Adauri Antunes Barbosa

A senhora cita o que Darwin escreveu sobre o Brasil em 1832, no diário sobre a viagem, para mostrar que a impunidade em terras brasileiras remonta há quase 200 anos...

LYGIA PEREIRA: "Se um crime, não importa quão grave seja, é cometido por um homem de posses, é seguro que em pouco tempo ele estará livre. Todos aqui podem ser subornados... Que eu jamais visite uma nação escravocrata." Foi o comentário dele depois de passar seis meses no Brasil. Em 1832! Quer dizer, Darwin estava estudando a evolução da espécie, e a nossa, brasileira, parece que foi uma das que menos evoluiu nesses anos todos.

Mas existe possibilidade de se lutar contra a impunidade.

LYGIA: Olha, tudo começou com o (deputado) Roberto Jefferson, que escancarou todas as falcatruas que acontecem entre os políticos e que foi uma coisa sensacional na época.

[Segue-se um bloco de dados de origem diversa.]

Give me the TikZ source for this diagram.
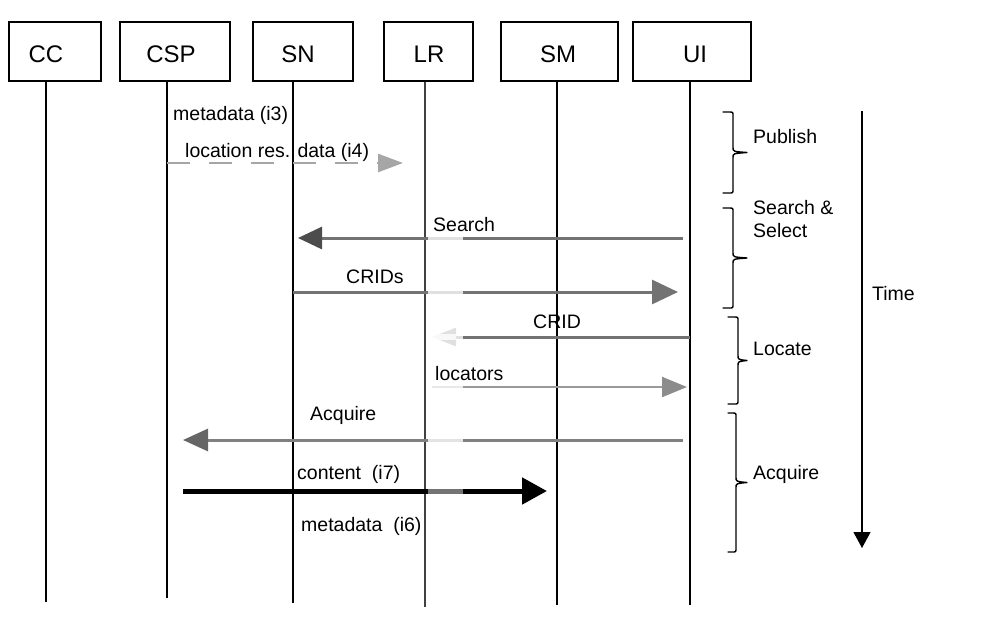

A gente assistia àquilo com muita esperança de que fosse um marco na História, que fosse o começo do fim da impunidade no Brasil. Achei que era uma oportunidade maravilhosa de o governo Lula dizer: "Olha, a partir de hoje, acabou isso no Brasil".

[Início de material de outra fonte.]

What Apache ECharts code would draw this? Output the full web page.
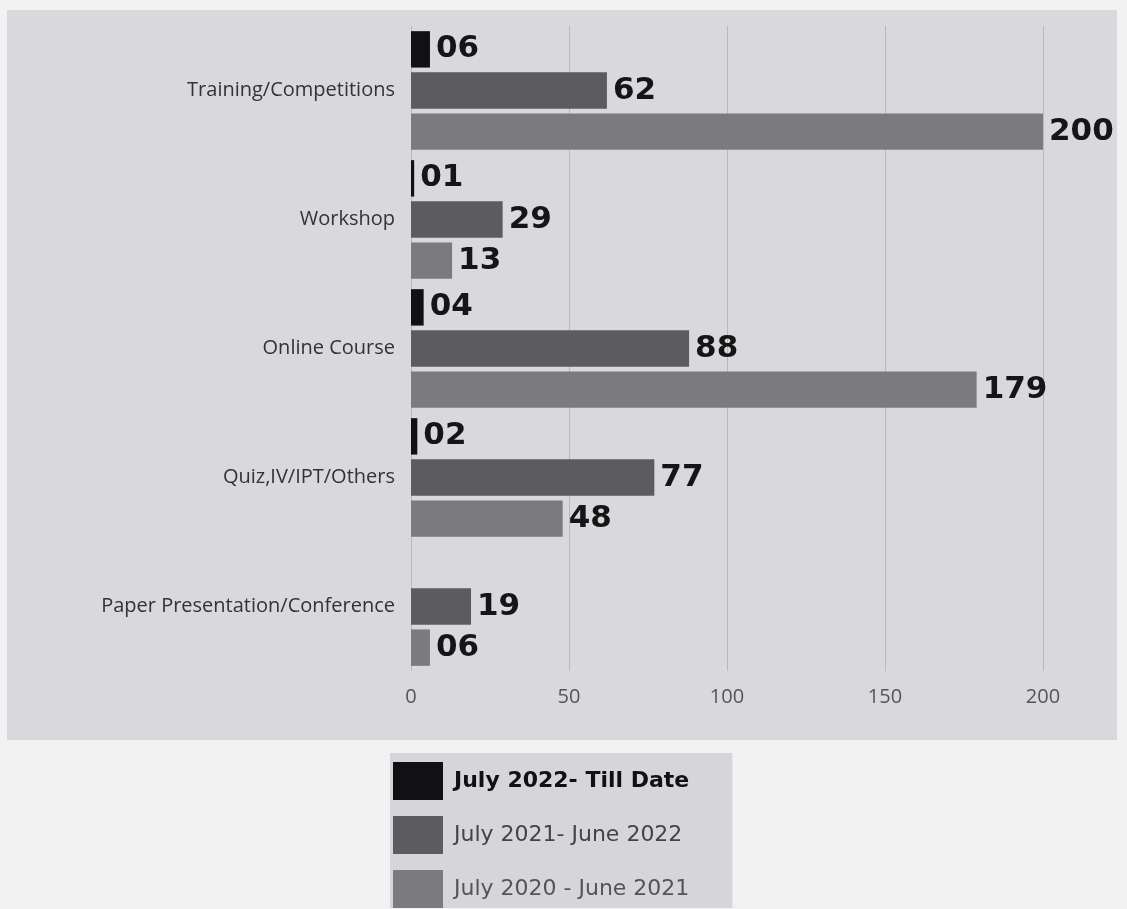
<!DOCTYPE html>
<html>
<head>
<meta charset="utf-8">
<script src="https://cdn.jsdelivr.net/npm/echarts@6/dist/echarts.min.js"></script>
<style>
html,body{margin:0;padding:0;background:#f2f2f3;}
#chart{width:1127px;height:909px;}
</style>
</head>
<body>
<div id="chart"></div>
<script>
const categories = ['Training/Competitions', 'Workshop', 'Online Course', 'Quiz,IV/IPT/Others', 'Paper Presentation/Conference'];
const seriesNames = ['July 2022- Till Date', 'July 2021- June 2022', 'July 2020 - June 2021'];
const july2022 = [6, 1, 4, 2, null];
const july2021 = [62, 29, 88, 77, 19];
const july2020 = [200, 13, 179, 48, 6];
const xTicks = [0, 50, 100, 150, 200];

const colors = ['#111113', '#5c5c60', '#7b7b7f'];
const pad = v => (v == null ? '' : (v < 10 ? '0' + v : String(v)));

const chart = echarts.init(document.getElementById('chart'));
const labelStyle = {
  show: true,
  position: 'right',
  distance: 6,
  fontFamily: 'DejaVu Sans',
  fontWeight: 'bold',
  fontSize: 31,
  color: '#151515',
  formatter: p => pad(p.value)
};
const mk = (name, data, color) => ({
  name: name,
  type: 'bar',
  data: data,
  barGap: '13%',
  barCategoryGap: '8%',
  itemStyle: { color: color },
  label: labelStyle
});

chart.setOption({
  backgroundColor: '#f2f2f3',
  animation: false,
  graphic: [
    { type: 'rect', z: -10, shape: { x: 7, y: 10, width: 1110, height: 730 }, style: { fill: '#d9d9dd' } }
  ],
  grid: { left: 411, right: 84, top: 26, bottom: 238, containLabel: false },
  xAxis: {
    type: 'value',
    min: xTicks[0],
    max: xTicks[xTicks.length - 1],
    interval: 50,
    axisLine: { show: false },
    axisTick: { show: false },
    splitLine: { show: true, lineStyle: { color: '#b9b9bd', width: 1 } },
    axisLabel: { margin: 16, fontFamily: 'Open Sans', fontSize: 20, color: '#555' }
  },
  yAxis: {
    type: 'category',
    data: categories,
    inverse: true,
    axisLine: { show: false },
    axisTick: { show: false },
    axisLabel: { margin: 16, fontFamily: 'Open Sans', fontSize: 20, color: '#333' }
  },
  legend: {
    orient: 'vertical',
    left: 390,
    top: 753,
    selectedMode: false,
    backgroundColor: '#d6d6da',
    padding: [9, 43, 0, 3],
    itemWidth: 50,
    itemHeight: 38,
    itemGap: 16,
    icon: 'rect',
    data: [
      { name: seriesNames[0], textStyle: { color: '#111', fontWeight: 'bold' } },
      { name: seriesNames[1], textStyle: { color: '#444' } },
      { name: seriesNames[2], textStyle: { color: '#555' } }
    ],
    textStyle: { fontFamily: 'DejaVu Sans', fontSize: 22, padding: [0, 0, 0, 6] }
  },
  series: [
    mk(seriesNames[0], july2022, colors[0]),
    mk(seriesNames[1], july2021, colors[1]),
    mk(seriesNames[2], july2020, colors[2])
  ]
});
</script>
</body>
</html>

E, de repente, parece que tudo se repete?

LYGIA: De repente a gente começa a assistir de novo e percebe um corporativismo tremendo entre os membros do Congresso, do Senado. Foi muito doloroso você ficar vendo, escancarado, tudo o que estava acontecendo, e eles se absolvendo. Quer dizer, a gente ficou fazendo papel de palhaço.

É a história da impunidade se repetindo?

LYGIA: Agora com a história do Renan Calheiros está acontecendo a mesma coisa. Começou tudo de novo. Ele fazendo a gente de palhaço com justificativas, os documentos falsos...

Por que tanta impunidade?

LYGIA: Acho que ajuda muito nessa impunidade o fato de a capital do Brasil ser em Brasília, longe dos grandes centros urbanos, do Rio, de São Paulo. Se a capital ainda fosse no Rio, queria ver esses congressistas saírem da Câmara e darem de cara com o povo no Centro do Rio. Quero ver se teriam a mesma coragem que têm, esse corporativismo de se absolverem, de ficarem falando mentiras descaradas na nossa frente!

Como a população pode se defender da impunidade?

LYGIA: A coisa bárbara que a gente tem que se dar conta é do poder que o nosso grito tem. A gente tem que aprender a gritar de volta! Lembra quando eles tentaram aumentar os próprios salários? A pressão popular foi tão grande que aquilo não passou. Acho que agora, nessa história do Renan, de novo a indignação da população está fazendo com que eles digam: "Opa, isso aqui não vai sair barato".

Essa seria a forma de se manifestar a indignação?

LYGIA: Acho que, se a gente reaprender a gritar e se conscientizar dos direitos que tem, não pode ficar sendo feito de palhaço.